We'll still use our theories, because they're so useful, but they're just 'rules of thumb' for working out 'how angels like to move planets'. And science as a philosophy is dead. We live in a magic world.
Aristotle's physics is not so wrong that it was obvious to people before Galileo that it was wrong. It's actually pretty good if you want to describe everyday happenings in the world of the ancients. Again, there are some nitpicks, and I could easily convince Aristotle that his physics was wrong, but only because I know more about what really goes on, and so I know where to look for the strange behaviours that his theory doesn't account for.
True when I wrote this, but these days more and more people are coming to accept that the straightforward everything everywhere all at once magic reality fluid view is the right way to look at things.
Maths slang for the difficulty of problems such as P vs NP, or the Riemann Hypothesis



I love it. But when you originally took issue with Smiling Dave's characterization of the pickle he'd be in if certain things happened that forced him to question Austrian Economics, you specifically zeroed in on the "my understanding" part. Would Smiling Dave have to revise his understanding of the theory, or abandon it when confronted with evidence that it's wrong?
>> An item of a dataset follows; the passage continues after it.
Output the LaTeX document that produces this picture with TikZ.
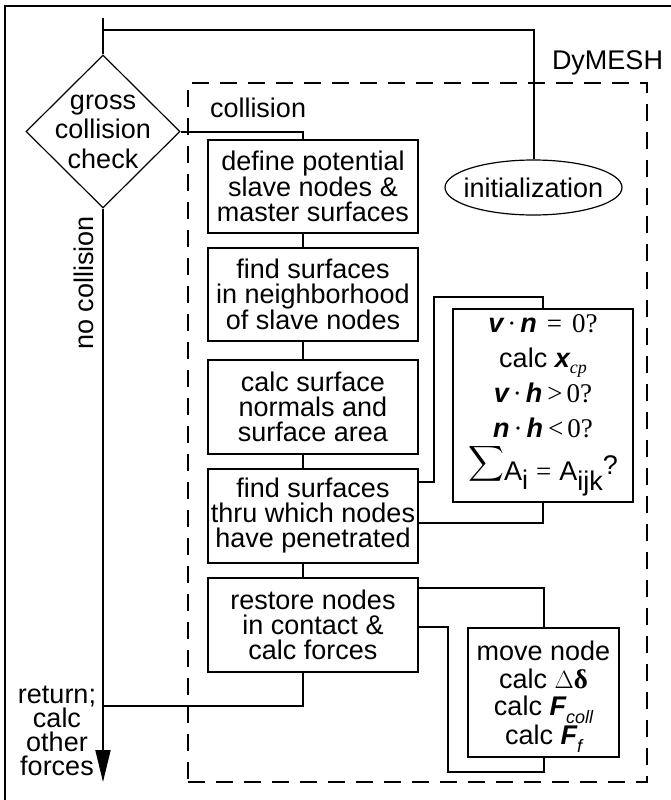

I thought the essay that flowed from that would be about or at least touch upon the distinction between theories and the realities they attempt to describe. But you answered his question of "what happened" with an account of how theories of physics have been shown to be wrong but have not been abandoned due to their practical utility, as opposed to their failure in providing correct and complete descriptions of reality. Hmm. Now that I write that, maybe that actually does touch upon what I thought it would.
So you actually seem to be agreeing with Smiling Dave, then, with the caveat that we ought not think about our theories and what they describe interchangeably.
And if the theories are wrong or incomplete (is there a difference?) it follows that we live in a magical world? I would need more convincing to agree. It seems that although we don't have a theory that provides a satisfactory model, we can't foreclose on the possibility of one existing. Even if we currently see no avenue to discovering it, I don't think we have to despair and conclude the universe has a mind of its own or angels are pushing planets around or it's turtles all the way down or anything like that.